─── Given data

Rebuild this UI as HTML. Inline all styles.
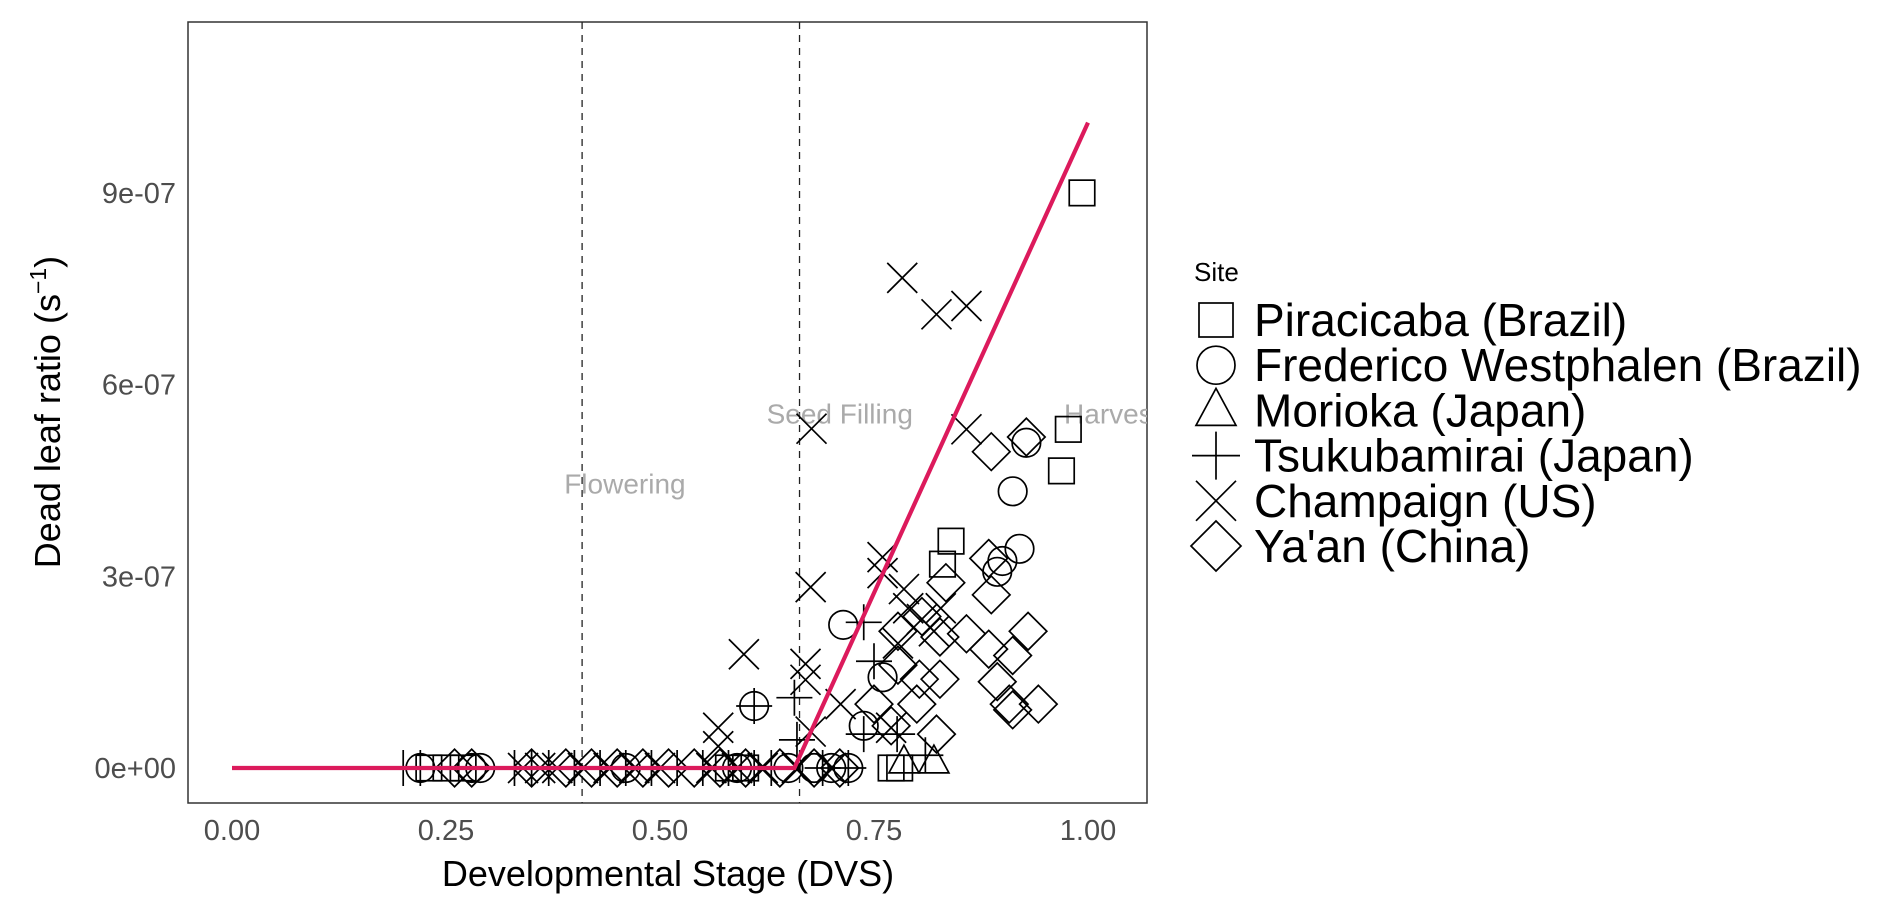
<!DOCTYPE html>
<html><head><meta charset="utf-8"><style>
html,body{margin:0;padding:0;background:#fff;}
svg{display:block;font-family:"Liberation Sans",sans-serif;}
</style></head><body>
<svg id="chart" width="1892" height="907">
<rect x="188" y="22" width="959" height="781" fill="#fff" stroke="#333" stroke-width="1.5"/>
<g id="layer"></g>
</svg>
<script>
// Data (DVS, dead leaf ratio in units of 1e-7 s^-1)
const xTicks = [0, 0.25, 0.5, 0.75, 1.0];
const xTickLabels = ["0.00","0.25","0.50","0.75","1.00"];
const yTicks = [0, 3, 6, 9];
const yTickLabels = ["0e+00","3e-07","6e-07","9e-07"];
const stageLines = [0.409, 0.663];
const stageLabels = [["Flowering",0.459,4.45],["Seed Filling",0.71,5.55],["Harvest",0.972,5.55]];
const fitX = [0, 0.657, 1.0];
const fitY = [0, 0, 10.1];
const sites = ["Piracicaba (Brazil)","Frederico Westphalen (Brazil)","Morioka (Japan)","Tsukubamirai (Japan)","Champaign (US)","Ya'an (China)"];
const squareX = [0.993,0.977,0.969,0.84,0.83,0.78,0.77,0.23,0.25,0.27,0.58,0.60];
const squareY = [9.0,5.3,4.65,3.55,3.19,0,0,0,0,0,0,0];
const circleX = [0.928,0.912,0.92,0.90,0.894,0.714,0.76,0.738,0.61,0.22,0.28,0.29,0.46,0.65,0.68,0.70,0.72,0.59];
const circleY = [5.09,4.33,3.43,3.24,3.07,2.24,1.42,0.66,0.97,0,0,0,0,0,0,0,0,0];
const triX = [0.82,0.785];
const triY = [0.1,0.1];
const plusX = [0.738,0.657,0.61,0.66,0.738,0.777,0.81,0.75,0.2,0.22,0.33,0.35,0.37,0.40,0.43,0.46,0.49,0.52,0.55,0.58,0.61,0.63,0.69,0.72];
const plusY = [2.28,1.1,0.97,0.44,0.53,0.53,0.2,1.67,0,0,0,0,0,0,0,0,0,0,0,0,0,0,0,0];
const crossX = [0.783,0.823,0.858,0.858,0.677,0.676,0.76,0.598,0.67,0.67,0.711,0.568,0.568,0.785,0.79,0.806,0.82,0.828,0.778,0.77,0.676,0.76,0.34,0.36,0.38,0.41,0.44,0.47,0.50,0.56,0.59,0.62,0.66,0.70];
const crossY = [7.67,7.1,7.23,5.3,5.31,2.83,3.3,1.78,1.63,1.38,1.0,0.63,0.34,2.8,2.5,2.33,2.14,2.5,1.95,0.63,0.57,3.05,0,0,0,0,0,0,0,0,0,0,0,0];
const diamondX = [0.928,0.887,0.884,0.887,0.858,0.93,0.884,0.912,0.894,0.908,0.942,0.912,0.827,0.806,0.778,0.778,0.803,0.827,0.80,0.75,0.77,0.823,0.834,0.26,0.28,0.35,0.39,0.42,0.45,0.48,0.51,0.54,0.57,0.60,0.64,0.68,0.71];
const diamondY = [5.18,4.95,3.28,2.71,2.1,2.14,1.86,1.76,1.35,1.0,1.0,0.91,2.05,2.37,2.14,1.61,1.39,1.39,1.0,1.0,0.66,0.53,2.9,0,0,0,0,0,0,0,0,0,0,0,0,0,0];

const NS="http://www.w3.org/2000/svg";
const L=document.getElementById('layer');
const X0=232,X1=1088,Y0=768,YS=63.9;
function sx(v){return X0+(X1-X0)*v;}
function sy(v){return Y0-YS*v;}
function mk(tag,attrs,parent){const e=document.createElementNS(NS,tag);for(const k in attrs)e.setAttribute(k,attrs[k]);(parent||L).appendChild(e);return e;}

xTicks.forEach((t,i)=>{
  const tx=mk('text',{x:sx(t),y:840,'text-anchor':'middle','font-size':29,fill:'#4d4d4d'});
  tx.textContent=xTickLabels[i];
  
  
});
yTicks.forEach((t,i)=>{
  const tx=mk('text',{x:176,y:sy(t)+10,'text-anchor':'end','font-size':29,fill:'#4d4d4d'});
  tx.textContent=yTickLabels[i];
  
  
});
stageLines.forEach(v=>{
  const l=mk('line',{x1:sx(v),x2:sx(v),y1:22,y2:803,stroke:'#222','stroke-width':1.3,'stroke-dasharray':'7,6'});
  
  
});
const clip=mk('clipPath',{id:'pc'});mk('rect',{x:188,y:22,width:959,height:781},clip);
const pg=mk('g',{'clip-path':'url(#pc)'});
stageLabels.forEach(s=>{
  const t=mk('text',{x:sx(s[1]),y:sy(s[2])+10,'text-anchor':s[0]==='Harvest'?'start':'middle','font-size':28,fill:'#aaa'},pg);
  t.textContent=s[0];
  
  
});
const R=15;
function shape(type,cx,cy,r,parent,name){
  let e;const st={fill:'none',stroke:'#000','stroke-width':1.7};
  if(type===0)e=mk('rect',Object.assign({x:cx-r*0.85,y:cy-r*0.85,width:r*1.7,height:r*1.7},st),parent);
  else if(type===1)e=mk('circle',Object.assign({cx:cx,cy:cy,r:r*0.95},st),parent);
  else if(type===2)e=mk('path',Object.assign({d:`M${cx},${cy-r*1.1}L${cx+r},${cy+r*0.75}L${cx-r},${cy+r*0.75}Z`},st),parent);
  else if(type===3)e=mk('path',Object.assign({d:`M${cx-r*1.2},${cy}H${cx+r*1.2}M${cx},${cy-r*1.2}V${cy+r*1.2}`},st),parent);
  else if(type===4)e=mk('path',Object.assign({d:`M${cx-r},${cy-r}L${cx+r},${cy+r}M${cx+r},${cy-r}L${cx-r},${cy+r}`},st),parent);
  else e=mk('path',Object.assign({d:`M${cx},${cy-r*1.25}L${cx+r*1.25},${cy}L${cx},${cy+r*1.25}L${cx-r*1.25},${cy}Z`},st),parent);
  
  
  return e;
}
const sets=[[squareX,squareY],[circleX,circleY],[triX,triY],[plusX,plusY],[crossX,crossY],[diamondX,diamondY]];
const names=['point-piracicaba','point-frederico-westphalen','point-morioka','point-tsukubamirai','point-champaign','point-yaan'];
sets.forEach((s,k)=>{s[0].forEach((x,i)=>shape(k,sx(x),sy(s[1][i]),R,pg,names[k]));});
const fl=mk('polyline',{points:fitX.map((x,i)=>sx(x)+','+sy(fitY[i])).join(' '),fill:'none',stroke:'#dc1a5c','stroke-width':4.2},pg);


const xt=mk('text',{x:668,y:886,'text-anchor':'middle','font-size':36,fill:'#000'});
xt.textContent='Developmental Stage (DVS)';


const yt=mk('text',{x:0,y:0,'text-anchor':'middle','font-size':36,fill:'#000',transform:'translate(60,412) rotate(-90)'});
yt.innerHTML='Dead leaf ratio (s<tspan dy="-14" font-size="23">−1</tspan><tspan dy="14">)</tspan>';


const lt=mk('text',{x:1194,y:281,'font-size':26,fill:'#000'});
lt.textContent='Site';


sites.forEach((s,i)=>{
  const cy=320+i*45.2;
  shape(i,1216,cy,20,L,'legend-key');
  const t=mk('text',{x:1254,y:cy+16,'font-size':46,fill:'#000'});
  t.textContent=s;
  
  
});
</script>
</body></html>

──────

• Task requirements:
In your copy, leave out the pictures and reproduce the material above exactly.

• Response to the exercise:
Rebuild this UI as HTML. Inline all styles.
<!DOCTYPE html>
<html><head><meta charset="utf-8"><style>
html,body{margin:0;padding:0;background:#fff;}
svg{display:block;font-family:"Liberation Sans",sans-serif;}
</style></head><body>
<svg id="chart" width="1892" height="907">
<rect x="188" y="22" width="959" height="781" fill="#fff" stroke="#333" stroke-width="1.5"/>
<g id="layer"></g>
</svg>
<script>
// Data (DVS, dead leaf ratio in units of 1e-7 s^-1)
const xTicks = [0, 0.25, 0.5, 0.75, 1.0];
const xTickLabels = ["0.00","0.25","0.50","0.75","1.00"];
const yTicks = [0, 3, 6, 9];
const yTickLabels = ["0e+00","3e-07","6e-07","9e-07"];
const stageLines = [0.409, 0.663];
const stageLabels = [["Flowering",0.459,4.45],["Seed Filling",0.71,5.55],["Harvest",0.972,5.55]];
const fitX = [0, 0.657, 1.0];
const fitY = [0, 0, 10.1];
const sites = ["Piracicaba (Brazil)","Frederico Westphalen (Brazil)","Morioka (Japan)","Tsukubamirai (Japan)","Champaign (US)","Ya'an (China)"];
const squareX = [0.993,0.977,0.969,0.84,0.83,0.78,0.77,0.23,0.25,0.27,0.58,0.60];
const squareY = [9.0,5.3,4.65,3.55,3.19,0,0,0,0,0,0,0];
const circleX = [0.928,0.912,0.92,0.90,0.894,0.714,0.76,0.738,0.61,0.22,0.28,0.29,0.46,0.65,0.68,0.70,0.72,0.59];
const circleY = [5.09,4.33,3.43,3.24,3.07,2.24,1.42,0.66,0.97,0,0,0,0,0,0,0,0,0];
const triX = [0.82,0.785];
const triY = [0.1,0.1];
const plusX = [0.738,0.657,0.61,0.66,0.738,0.777,0.81,0.75,0.2,0.22,0.33,0.35,0.37,0.40,0.43,0.46,0.49,0.52,0.55,0.58,0.61,0.63,0.69,0.72];
const plusY = [2.28,1.1,0.97,0.44,0.53,0.53,0.2,1.67,0,0,0,0,0,0,0,0,0,0,0,0,0,0,0,0];
const crossX = [0.783,0.823,0.858,0.858,0.677,0.676,0.76,0.598,0.67,0.67,0.711,0.568,0.568,0.785,0.79,0.806,0.82,0.828,0.778,0.77,0.676,0.76,0.34,0.36,0.38,0.41,0.44,0.47,0.50,0.56,0.59,0.62,0.66,0.70];
const crossY = [7.67,7.1,7.23,5.3,5.31,2.83,3.3,1.78,1.63,1.38,1.0,0.63,0.34,2.8,2.5,2.33,2.14,2.5,1.95,0.63,0.57,3.05,0,0,0,0,0,0,0,0,0,0,0,0];
const diamondX = [0.928,0.887,0.884,0.887,0.858,0.93,0.884,0.912,0.894,0.908,0.942,0.912,0.827,0.806,0.778,0.778,0.803,0.827,0.80,0.75,0.77,0.823,0.834,0.26,0.28,0.35,0.39,0.42,0.45,0.48,0.51,0.54,0.57,0.60,0.64,0.68,0.71];
const diamondY = [5.18,4.95,3.28,2.71,2.1,2.14,1.86,1.76,1.35,1.0,1.0,0.91,2.05,2.37,2.14,1.61,1.39,1.39,1.0,1.0,0.66,0.53,2.9,0,0,0,0,0,0,0,0,0,0,0,0,0,0];

const NS="http://www.w3.org/2000/svg";
const L=document.getElementById('layer');
const X0=232,X1=1088,Y0=768,YS=63.9;
function sx(v){return X0+(X1-X0)*v;}
function sy(v){return Y0-YS*v;}
function mk(tag,attrs,parent){const e=document.createElementNS(NS,tag);for(const k in attrs)e.setAttribute(k,attrs[k]);(parent||L).appendChild(e);return e;}

xTicks.forEach((t,i)=>{
  const tx=mk('text',{x:sx(t),y:840,'text-anchor':'middle','font-size':29,fill:'#4d4d4d'});
  tx.textContent=xTickLabels[i];
  
  
});
yTicks.forEach((t,i)=>{
  const tx=mk('text',{x:176,y:sy(t)+10,'text-anchor':'end','font-size':29,fill:'#4d4d4d'});
  tx.textContent=yTickLabels[i];
  
  
});
stageLines.forEach(v=>{
  const l=mk('line',{x1:sx(v),x2:sx(v),y1:22,y2:803,stroke:'#222','stroke-width':1.3,'stroke-dasharray':'7,6'});
  
  
});
const clip=mk('clipPath',{id:'pc'});mk('rect',{x:188,y:22,width:959,height:781},clip);
const pg=mk('g',{'clip-path':'url(#pc)'});
stageLabels.forEach(s=>{
  const t=mk('text',{x:sx(s[1]),y:sy(s[2])+10,'text-anchor':s[0]==='Harvest'?'start':'middle','font-size':28,fill:'#aaa'},pg);
  t.textContent=s[0];
  
  
});
const R=15;
function shape(type,cx,cy,r,parent,name){
  let e;const st={fill:'none',stroke:'#000','stroke-width':1.7};
  if(type===0)e=mk('rect',Object.assign({x:cx-r*0.85,y:cy-r*0.85,width:r*1.7,height:r*1.7},st),parent);
  else if(type===1)e=mk('circle',Object.assign({cx:cx,cy:cy,r:r*0.95},st),parent);
  else if(type===2)e=mk('path',Object.assign({d:`M${cx},${cy-r*1.1}L${cx+r},${cy+r*0.75}L${cx-r},${cy+r*0.75}Z`},st),parent);
  else if(type===3)e=mk('path',Object.assign({d:`M${cx-r*1.2},${cy}H${cx+r*1.2}M${cx},${cy-r*1.2}V${cy+r*1.2}`},st),parent);
  else if(type===4)e=mk('path',Object.assign({d:`M${cx-r},${cy-r}L${cx+r},${cy+r}M${cx+r},${cy-r}L${cx-r},${cy+r}`},st),parent);
  else e=mk('path',Object.assign({d:`M${cx},${cy-r*1.25}L${cx+r*1.25},${cy}L${cx},${cy+r*1.25}L${cx-r*1.25},${cy}Z`},st),parent);
  
  
  return e;
}
const sets=[[squareX,squareY],[circleX,circleY],[triX,triY],[plusX,plusY],[crossX,crossY],[diamondX,diamondY]];
const names=['point-piracicaba','point-frederico-westphalen','point-morioka','point-tsukubamirai','point-champaign','point-yaan'];
sets.forEach((s,k)=>{s[0].forEach((x,i)=>shape(k,sx(x),sy(s[1][i]),R,pg,names[k]));});
const fl=mk('polyline',{points:fitX.map((x,i)=>sx(x)+','+sy(fitY[i])).join(' '),fill:'none',stroke:'#dc1a5c','stroke-width':4.2},pg);


const xt=mk('text',{x:668,y:886,'text-anchor':'middle','font-size':36,fill:'#000'});
xt.textContent='Developmental Stage (DVS)';


const yt=mk('text',{x:0,y:0,'text-anchor':'middle','font-size':36,fill:'#000',transform:'translate(60,412) rotate(-90)'});
yt.innerHTML='Dead leaf ratio (s<tspan dy="-14" font-size="23">−1</tspan><tspan dy="14">)</tspan>';


const lt=mk('text',{x:1194,y:281,'font-size':26,fill:'#000'});
lt.textContent='Site';


sites.forEach((s,i)=>{
  const cy=320+i*45.2;
  shape(i,1216,cy,20,L,'legend-key');
  const t=mk('text',{x:1254,y:cy+16,'font-size':46,fill:'#000'});
  t.textContent=s;
  
  
});
</script>
</body></html>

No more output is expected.